Oliver Brackett of Vassalboro, Maine. A dwarf clock measuring a mere 29 inches tall.

This fine example can be categorized as a dwarf shelf clock. The simply constructed case is cherry and retains its original finish. The finish has darkened considerably in areas leaving it in a very rustic state. It is a diminutive size measuring approximately 29 inches tall 9.75 inches wide and 4.75 inches deep.

Dwarf clock forms generally fall into two main categories. The metropolitan version is a scaled down version of the standard size tall clock being produced during the period. These would incorporated into their form an arched bonnet or hood and featured a traditional New England style open fretwork decoration. The second form is a bit more conservative. It was generally constructed with a flat cornice molding on top of the bonnet. Often a decorative molding in the shape of an inverted wall bracket was applied to the top of the case. These case forms were constructed in mahogany, cherry and in pine. The pine examples are thought to have been paint decorated originally.

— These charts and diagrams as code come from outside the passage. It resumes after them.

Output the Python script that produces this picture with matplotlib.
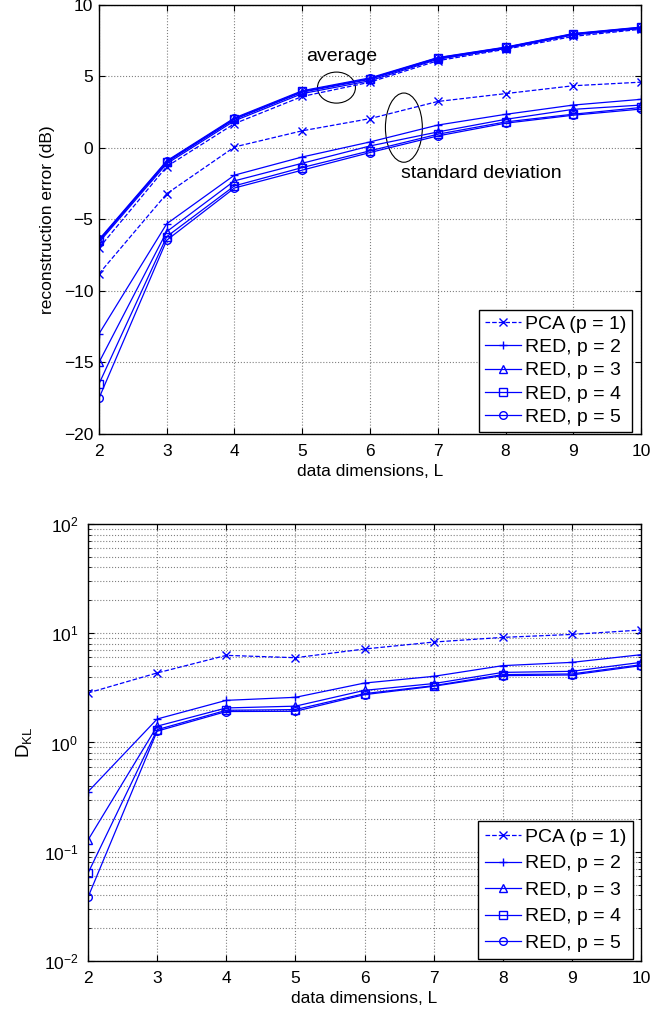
import matplotlib
matplotlib.use('Agg')
import matplotlib.pyplot as plt
from matplotlib.patches import Ellipse
from matplotlib.ticker import LogLocator, NullFormatter

plt.rcParams['font.family'] = ['Liberation Sans', 'DejaVu Sans']
plt.rcParams['font.size'] = 12.5
plt.rcParams['mathtext.fontset'] = 'custom'
plt.rcParams['mathtext.rm'] = 'Liberation Sans'
plt.rcParams['mathtext.it'] = 'Liberation Sans'

# Данные
L = [2, 3, 4, 5, 6, 7, 8, 9, 10]
labels = ['PCA (p = 1)', 'RED, p = 2', 'RED, p = 3', 'RED, p = 4', 'RED, p = 5']
markers = ['x', '+', '^', 's', 'o']
styles = ['--', '-', '-', '-', '-']

# ошибка реконструкции: среднее (dB)
avg_pca = [-7.0, -1.3, 1.7, 3.6, 4.6, 6.1, 6.9, 7.8, 8.3]
avg_p2 = [-6.6, -1.1, 1.9, 3.8, 4.7, 6.2, 6.95, 7.9, 8.35]
avg_p3 = [-6.5, -1.0, 2.0, 3.9, 4.8, 6.25, 7.0, 7.95, 8.4]
avg_p4 = [-6.45, -0.95, 2.05, 3.95, 4.85, 6.3, 7.03, 7.98, 8.43]
avg_p5 = [-6.4, -0.9, 2.1, 4.0, 4.9, 6.32, 7.05, 8.0, 8.45]

# ошибка реконструкции: стандартное отклонение (dB)
std_pca = [-8.8, -3.2, 0.07, 1.2, 2.05, 3.25, 3.8, 4.35, 4.6]
std_p2 = [-13.0, -5.3, -1.9, -0.63, 0.42, 1.6, 2.35, 3.0, 3.4]
std_p3 = [-15.0, -5.85, -2.3, -1.07, 0.14, 1.12, 2.0, 2.7, 3.0]
std_p4 = [-16.5, -6.2, -2.65, -1.37, -0.2, 0.96, 1.82, 2.36, 2.83]
std_p5 = [-17.5, -6.45, -2.8, -1.55, -0.32, 0.84, 1.73, 2.29, 2.72]

# D_KL
dkl_pca = [2.84, 4.33, 6.27, 5.97, 7.17, 8.3, 9.16, 9.75, 10.7]
dkl_p2 = [0.354, 1.64, 2.43, 2.59, 3.5, 4.03, 5.05, 5.41, 6.36]
dkl_p3 = [0.128, 1.41, 2.07, 2.15, 3.0, 3.46, 4.38, 4.48, 5.41]
dkl_p4 = [0.0637, 1.31, 1.97, 2.0, 2.8, 3.31, 4.18, 4.24, 5.15]
dkl_p5 = [0.0384, 1.27, 1.92, 1.93, 2.74, 3.27, 4.09, 4.15, 5.05]

avg_all = [avg_pca, avg_p2, avg_p3, avg_p4, avg_p5]
std_all = [std_pca, std_p2, std_p3, std_p4, std_p5]
dkl_all = [dkl_pca, dkl_p2, dkl_p3, dkl_p4, dkl_p5]

fig = plt.figure(figsize=(6.72, 10.09), dpi=100)
ax1 = fig.add_axes([0.1473, 0.5699, 0.8066, 0.4252])
ax2 = fig.add_axes([0.1310, 0.0476, 0.8229, 0.4331])


def style_axes(ax, ypad):
    ax.tick_params(direction='in', top=True, right=True, which='both', labelsize=12.5)
    ax.tick_params(which='major', length=4)
    ax.tick_params(axis='x', which='major', pad=7.5)
    ax.tick_params(axis='y', which='major', pad=ypad)
    ax.tick_params(which='minor', length=2)
    for s in ax.spines.values():
        s.set_linewidth(1.0)
    ax.grid(True, which='major', linestyle=':', color='0.5', linewidth=0.8)


# Верхний график
for ys, yd, m, ls, lab in zip(avg_all, std_all, markers, styles, labels):
    ax1.plot(L, ys, color='blue', linestyle=ls, marker=m, markersize=5.5,
             markerfacecolor='none', linewidth=0.9)
    ax1.plot(L, yd, color='blue', linestyle=ls, marker=m, markersize=5.5,
             markerfacecolor='none', linewidth=0.9, label=lab)

ax1.set_xlim(2, 10)
ax1.set_ylim(-20, 10)
ax1.set_xticks(L)
ax1.set_yticks([-20, -15, -10, -5, 0, 5, 10])
ax1.set_xlabel('data dimensions, L', fontsize=12.5, labelpad=3)
ax1.set_ylabel('reconstruction error (dB)', fontsize=12.5, labelpad=6.5)
style_axes(ax1, 4)

ax1.add_patch(Ellipse((5.505, 4.22), 0.56, 2.17, fill=False, edgecolor='black', linewidth=0.8))
ax1.add_patch(Ellipse((6.5, 1.42), 0.545, 4.84, fill=False, edgecolor='black', linewidth=0.8))
ax1.text(5.58, 6.36, 'average', ha='center', va='center', fontsize=14)
ax1.text(7.65, -1.77, 'standard deviation', ha='center', va='center', fontsize=14)

leg1 = ax1.legend(loc='lower right', bbox_to_anchor=(0.983, 0.005), fontsize=14,
                  handlelength=1.85, fancybox=False, edgecolor='black', framealpha=1,
                  borderaxespad=0, labelspacing=0.29, handletextpad=0.2, borderpad=0.3)
leg1.get_frame().set_linewidth(1.0)

# Нижний график
for yk, m, ls, lab in zip(dkl_all, markers, styles, labels):
    ax2.plot(L, yk, color='blue', linestyle=ls, marker=m, markersize=5.5,
             markerfacecolor='none', linewidth=0.9, label=lab)

ax2.set_yscale('log')
ax2.set_xlim(2, 10)
ax2.set_ylim(1e-2, 1e2)
ax2.set_xticks(L)
ax2.yaxis.set_major_locator(LogLocator(base=10, numticks=10))
ax2.yaxis.set_minor_locator(LogLocator(base=10, subs=range(2, 10), numticks=50))
ax2.yaxis.set_minor_formatter(NullFormatter())
ax2.set_xlabel('data dimensions, L', fontsize=12.5, labelpad=3)
ax2.set_ylabel(r'D$_{\mathrm{KL}}$', fontsize=13.5, labelpad=7)
style_axes(ax2, 7)
ax2.grid(True, which='minor', axis='y', linestyle=':', color='0.5', linewidth=0.8)

leg2 = ax2.legend(loc='lower right', bbox_to_anchor=(0.9855, 0.005), fontsize=14,
                  handlelength=1.85, fancybox=False, edgecolor='black', framealpha=1,
                  borderaxespad=0, labelspacing=0.46, handletextpad=0.2, borderpad=0.35)
leg2.get_frame().set_linewidth(1.0)

fig.savefig('out.png', dpi=100)
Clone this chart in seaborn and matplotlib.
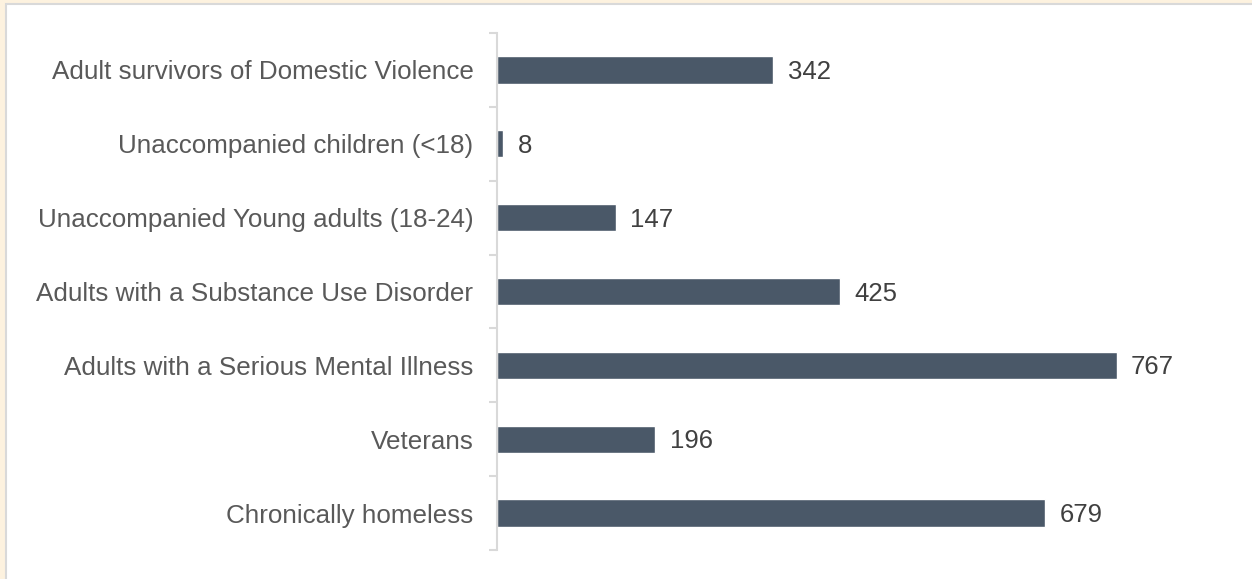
import matplotlib
matplotlib.use("Agg")
import matplotlib.pyplot as plt
import seaborn as sns
import pandas as pd
from matplotlib.patches import Rectangle

categories = [
    "Adult survivors of Domestic Violence",
    "Unaccompanied children (<18)",
    "Unaccompanied Young adults (18-24)",
    "Adults with a Substance Use Disorder",
    "Adults with a Serious Mental Illness",
    "Veterans",
    "Chronically homeless",
]
values = [342, 8, 147, 425, 767, 196, 679]

df = pd.DataFrame({"category": categories, "value": values})

sns.set_theme(style="white")
plt.rcParams["font.family"] = ["Liberation Sans", "DejaVu Sans"]

fig = plt.figure(figsize=(12.52, 5.79), dpi=100)
fig.patch.set_facecolor("#FDF2DF")
# inner white panel with grey border
fig.add_artist(Rectangle((5.5 / 1252, -0.1), 1.2, 1.1 - 4.5 / 579,
                         transform=fig.transFigure, facecolor="white",
                         edgecolor="#D9D9D9", linewidth=1.5, zorder=0))

ax = fig.add_axes([497 / 1252, 1 - 550 / 579, (1232 - 497) / 1252, (550 - 33) / 579])
ax.set_facecolor("none")
sns.barplot(data=df, x="value", y="category", orient="h", color="#4A5868",
            saturation=1, width=0.37, ax=ax)

ax.set_xlim(0, 910)
ax.set_ylim(6.5, -0.5)
ax.set_xlabel("")
ax.set_ylabel("")
ax.set_xticks([])
for s in ["top", "right", "bottom"]:
    ax.spines[s].set_visible(False)
ax.spines["left"].set_color("#D9D9D9")
ax.spines["left"].set_linewidth(1.5)

ax.tick_params(axis="y", which="major", length=0, pad=17, labelsize=18.7, labelcolor="#595959")
ax.set_yticks([i + 0.5 for i in range(-1, 7)], minor=True)
ax.tick_params(axis="y", which="minor", length=6, width=1.5, color="#D9D9D9", left=True)

for cont in ax.containers:
    texts = ax.bar_label(cont, labels=[str(v) for v in values], padding=11,
                         fontsize=18.5, color="#404040")
    for t in texts:
        t.set_va("center")
        t.xyann = (10.5, -1.5)

fig.savefig("out.png", dpi=100, facecolor=fig.get_facecolor())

This example stands on feet that are cut out from the base section. The pattern is quite nice featuring a double scroll or drops in the front section. The waist section is fitted with a large rectangular door. This door opens to access the interior of the case. A small circular opening is cut into this door at the height of the pendulum bob. This opening is fitted with glass. The bonnet or hood is fixed solidly to the case. This is the traditional construction of this form. The door features a square opening that is fitted with glass. This door opens to allow one access to the dial. This clock never had any decorative elements applied to the top of the case. Access to the movement is from the back. The backboard of this clock removable.

The dial is iron and painted decorated. It measures approximately 7.25 inches across. The Roman style hour figures are displayed in a heavy hand. The time is indicated by two very nicely filed steel hands. The four spandrel areas are painted a deep blue color. This dial is signed by the clockmaker in the traditional location, “O. Brackett / Vassalboro.”

The weight driven movement is of good quality. It is designed to run for an eight-day duration on a full wind. This movement is typical of the Rogers school of clockmaking in terms of it’s construction. The movement plates are not brass. They are constructed in iron and feature brass bushings. It is thought that this was done in an attempt to conserve the use of brass which was an expensive material to work with.

This clock was made circa 1815. It is inventory Number UU-50.

A related example can be found on page 22 of Little By Little Six Decades of Collecting American Decorative Arts by Nina Fletcher Little.

About Oliver Brackett of Vassalboro, Maine.

Oliver Brackett was born in Limington, Maine on June 18, 1800. He was the son of Rueben and Jane (McArthur) Brackett and the younger brother of Reuben. Rueben was also a clockmaker. The Bracketts are members of a very important Maine family of American Clockmakers. They were trained in what has become the Rogers school. They were Quakers that lived in the Berwick area and built a fair number of clocks as a group. Paul Rogers, born in 1752 is thought to have trained his son Abner 1777 -1809), John Taber (1796-1859), Rueben and Oliver, and Humphrey Pike (1808-1864) all come from this school. Most of these men were Quakes or more correctly below the the Society of Friends. This is a Quaker Sect known for their independence and devotion to hard work. Oliver moved to the town of Vassalboro shortly before 1820 and is listed as a clockmaker. Vassalboro is located approximately 15 miles North Augusta on the Kennebec River. He and Rueben moved to Lynn, Massachusetts to work in the rubber works. In 1832, Oliver married Mary Chase Purinton of that town. Soon he moved to Transit, Ohio and died there on April 18, 1869.

Oliver is known to have made wall timepieces or banjo clocks and shelf clocks.